Mumbai, Aug. 23: These Oscars are for acting green — and the nominees are not putting finishing touches to their acceptance speeches.
There is a growing sinking feeling that it will be business — and not environment — that will play a stellar role at the Earth Summit in Johannesburg. So on the eve of the show, an environment group has announced the Greenwash Academy Awards — or the Green Oscars — for global corporate giants who talk eco-friendly but act otherwise.
The winners will be declared tomorrow at a glittering cocktail at Balalaika Hotel in Johannesburg, though it’s not certain how many nominees will attend to collect their “Oscars” with a dollar sign embossed on them.
Earthsummit.biz — the portal that is giving away the awards along with NGOs Corpwatch, Friends of the Earth International and Groundwork – thinks “Greenwash” is a handy word to describe this trendy corporate crime.
“Greenwash”, it says, “is disinformation disseminated by an organisation so as to present an environmentally responsible public image. Derivative greenwashing.”
It is also defined as 1) The phenomenon of socially and environmentally destructive corporations attempting to preserve and expand their markets by posing as friends of the environment and leaders in the struggle to eradicate poverty; 2) Environmental whitewash; 3) Hogwash.
The list of nominees is glamorous: In the Best Green Actor category are Shell, BP and the World Business Council for Sustainable Development. The awards in the other categories are Best Picture, Best Director, Best Makeup, Best Supporting Government and a Lifetime Achievement Award.
“At the Earth Summit in Johannesburg this summer, as at the Rio Earth Summit 10 years ago, business will be playing a leading role. Governments have invited companies to be their partners in delivering sustainable development. We believe the achievements of business speak for themselves,” says Earthsummit.biz.
“In the spirit of Johannesburg, we have developed the Green Oscars to show the world how hard business is working to achieve sustainable development.”
Shell — also nominated for Best Greenwash, Lifetime Achievement — seems to be the most popular Green Actor.
“They have an advertisement that highlights a woman working to protect a seemingly third world country from the destructive behaviour of oil companies.
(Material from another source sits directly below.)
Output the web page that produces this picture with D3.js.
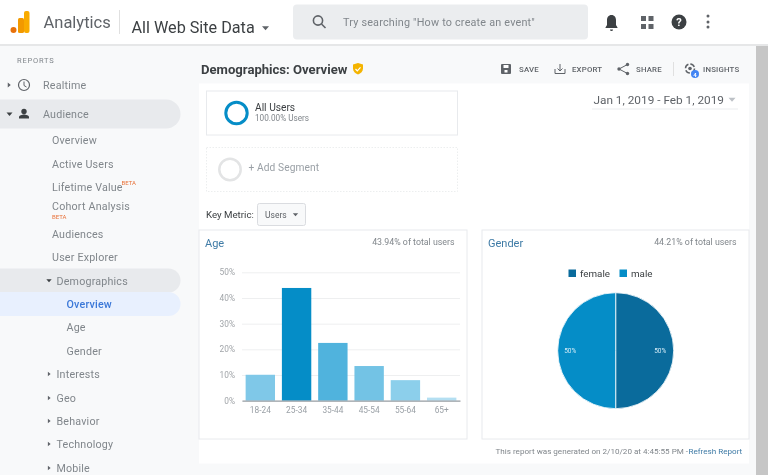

She is held up as some kind of an angel activist, educating these people and helping them and seeking a cleaner future for the environment and in the end, she climbs in a helicopter and it flies away bearing the Shell logo. We see that she is not fighting the oil companies, she is the oil company,” adds the portal.
NOTE: “We received many nominations for this company.”
Also nominated for the Lifetime Awards are World Bank, Monsanto and Exxon-Mobil.
Phillip Morris gets a Best Picture nomination. Reason: “The Philip Morris Kosovo Refugee Ad is brilliant – they spent more money making the ad than the cost of the macaroni and cheese they fed the starving victims of genocide.”
April (Asia Pacific Resources Limited) has been nominated for Best Make-up. Reason: April has a devastating environmental impact but claims its supply (which comes from Indonesian rainforests) is sound.
The nominees for Best Supporting Government are South Africa and United States. UNEP and the UN Secretary General have been nominated for Best Supporting UN Agencies.
Earthsummit.biz activists, busy with the final details, inform us that “in a last-minute threat to the Green Oscars, Ronald McBellamy, a representative of McUnicef, has informed news agencies that he will disrupt the ceremony unless his agency is added to the list of nominees. McUnicef is a joint venture of McDonalds and Unicef.”
Master of ceremonies Oscar Green says: “McDonalds and Unicef do make bedfellows of surpassing strangeness. However, their nomination came too late to be considered by the Academy.”
Another omission: there’s no Indian company on the rolls of honour.